4. Why These Differences Matter for Global Businesses
Even small divergences can create:
- Variations in reported revenue timing and amounts
- Complexities consolidating group-level results
- Increased audit scrutiny
- Challenges in investor communication
For multinational entities, managing these differences is essential to maintain consistency and avoid regulatory risk.
5. Contract to Cash: Practical Challenges & Best Practices
a. Contract Design & Review
Contracts frequently include variable consideration, price protection, renewal options, and milestone payments. Finance should work with legal and sales to ensure contract language supports compliant recognition.
b. Performance Obligation Analysis
Key questions:
- Are the goods/services distinct?
- Should obligations be bundled?
- When is control transferred?
Mistakes here can lead to misstated revenue.
c. Systems & MIS Integration
Common struggles include manual tracking, inconsistent contract data, and ERP limitations. Investing in integrated MIS or revenue automation reduces errors and speeds reporting.

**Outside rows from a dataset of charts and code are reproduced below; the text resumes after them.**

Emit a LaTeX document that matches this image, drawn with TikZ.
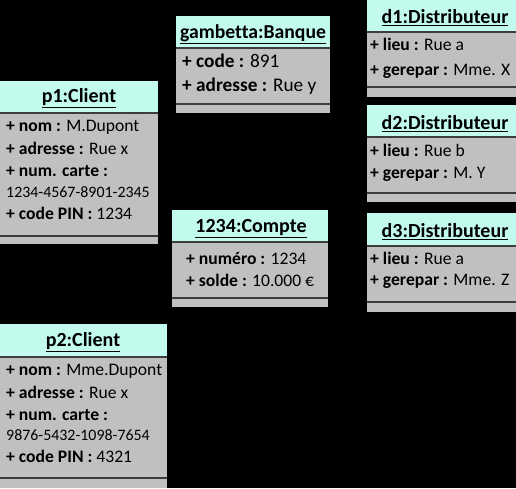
\documentclass[tikz,border=0pt]{standalone}
\usepackage{fontspec}
\setmainfont{Carlito}[Ligatures=NoCommon]
\usetikzlibrary{fit}
\definecolor{headcyan}{HTML}{C2FAEE}
\definecolor{bodygray}{HTML}{C0C0C0}
\definecolor{sepgray}{HTML}{3C3C3C}
\tikzset{
  sep/.style={draw=sepgray, line width=1.4pt},
  title/.style={font=\fontsize{20}{22}\selectfont\bfseries, inner sep=0pt, text height=0.64em, text depth=0pt},
  bigtitle/.style={title, font=\fontsize{19.7}{23}\selectfont\bfseries},
  attr/.style={font=\fontsize{17.6}{21}\selectfont, anchor=west, inner sep=0pt, text height=0.64em, text depth=0pt},
  bigattr/.style={attr, font=\fontsize{19.3}{22}\selectfont},
  card/.style={attr, font=\fontsize{15.9}{18}\selectfont},
  link/.style={draw=black, line width=1pt},
}
% #1 name, #2 x1, #3 ytop, #4 x2, #5 yhead, #6 yline, #7 ybottom
\newcommand\objbox[7]{%
  \fill[bodygray] (#2,-#5) rectangle (#4,-#7);
  \fill[headcyan] (#2,-#3) rectangle (#4,-#5);
  \draw[sep] (#2,-#5) -- (#4,-#5);
  \draw[sep] (#2,-#6) -- (#4,-#6);
  \node[fit={(#2,-#3) (#4,-#7)}, inner sep=0pt] (#1) {};
}
\begin{document}
\begin{tikzpicture}[x=1pt,y=1pt]
\useasboundingbox (0,0) rectangle (516,-488);
\fill[black] (0,0) rectangle (516,-488);

\objbox{p1}{0}{81}{158}{113}{236}{244}
\objbox{bank}{176}{16}{330}{48}{104}{113}
\objbox{compte}{172}{210}{328}{242}{298}{307}
\objbox{d1}{367}{0}{516}{32}{87}{97}
\objbox{d2}{367}{105}{516}{137}{193}{202}
\objbox{d3}{367}{213}{516}{246}{302}{312}
\objbox{p2}{0}{324}{167}{357}{478}{488}

% connectors (black lines)
\coordinate (j1) at (255,-152);
\coordinate (j2) at (348,-150);
\draw[link] (p1.east |- j1) -- (j1);
\draw[link] (bank.south -| j1) -- (compte.north -| j1);
\draw[link] (p1.south -| 55,0) -- (p2.north -| 55,0);
\draw[link] (bank.east |- 0,-57) -- (d1.west |- 0,-57);
\draw[link] (j2) -- (d2.west |- j2);
\draw[link] (compte.east |- 0,-263) -- (d3.west |- 0,-263);

% p1
\node[title] (p1t) at (79,-99) {\underline{p1:Client}};
\node[attr] (p1a) at (6,-128) {\textbf{+ nom :} M.Dupont};
\node[attr] (p1b) at (6,-151) {\textbf{+ adresse :} Rue x};
\node[attr] (p1c) at (6,-173) {\textbf{+ num. carte :}};
\node[card] (p1d) at (6,-194) {1234-4567-8901-2345};
\node[attr] (p1e) at (6,-216) {\textbf{+ code PIN :} 1234};
% bank
\node[bigtitle] (bt) at (253,-35) {\underline{gambetta:Banque}};
\node[bigattr] (ba) at (182,-64) {\textbf{+ code :} 891};
\node[bigattr] (bb) at (182,-88) {\textbf{+ adresse :} Rue y};
% compte
\node[title] (ct) at (251,-229) {\underline{1234:Compte}};
\node[attr] (ca) at (186,-261) {\textbf{+ numéro :} 1234};
\node[attr] (cb) at (186,-283) {\textbf{+ solde :} 10.000 €};
% d1
\node[title] (d1t) at (445,-20) {\underline{d1:Distributeur}};
\node[attr] (d1a) at (370,-47) {\textbf{+ lieu :} Rue a};
\node[attr] (d1b) at (370,-72) {\textbf{+ gerepar :} Mme. X};
% d2
\node[title] (d2t) at (445,-126) {\underline{d2:Distributeur}};
\node[attr] (d2a) at (370,-153) {\textbf{+ lieu :} Rue b};
\node[attr] (d2b) at (370,-175) {\textbf{+ gerepar :} M. Y};
% d3
\node[title] (d3t) at (445,-234) {\underline{d3:Distributeur}};
\node[attr] (d3a) at (370,-261) {\textbf{+ lieu :} Rue a};
\node[attr] (d3b) at (370,-282) {\textbf{+ gerepar :} Mme. Z};
% p2
\node[title] (p2t) at (83,-343) {\underline{p2:Client}};
\node[attr] (p2a) at (6,-372) {\textbf{+ nom :} Mme.Dupont};
\node[attr] (p2b) at (6,-395) {\textbf{+ adresse :} Rue x};
\node[attr] (p2c) at (6,-417) {\textbf{+ num. carte :}};
\node[card] (p2d) at (6,-437) {9876-5432-1098-7654};
\node[attr] (p2e) at (6,-459) {\textbf{+ code PIN :} 4321};
\end{tikzpicture}
\end{document}
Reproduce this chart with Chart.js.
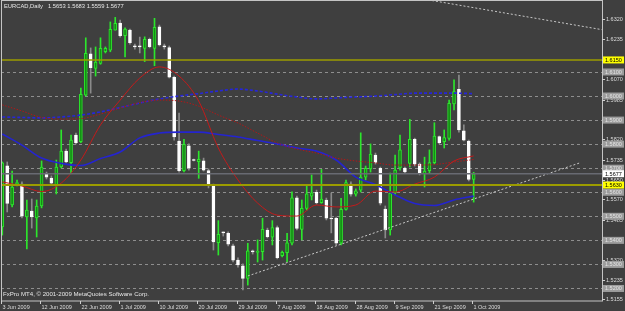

d. Documentation & Audit Trail
Both standards require robust documentation around:
- Transaction price estimates
- Variable consideration judgments
- Stand-alone selling price determinations
e. Internal Controls
Essential controls include:
- Contract approval workflows
- Review of estimates and judgments
- Periodic reassessment of obligations
6. Industry Spotlight: Where Issues Most Commonly Arise
- Technology & SaaS: Bundled offerings (software + support + upgrades) create allocation challenges.
- Real Estate & Construction: Significant financing components and long-term contracts affect timing of revenue.
- Manufacturing: Variable consideration (rebates, discounts) impacts transaction price.
- Telecommunications: Principal vs agent evaluation influences gross vs net presentation.
7. Aligning Global Teams: A Strategic Imperative
CFOs with cross-border operations should prioritize:
- Cross-border training on both standards
- Harmonized policies and central revenue recognition manuals
- Periodic global reviews and reconciliations
- Automation for repetitive contract analysis
This alignment improves consistency, reduces audit friction, and strengthens investor communication.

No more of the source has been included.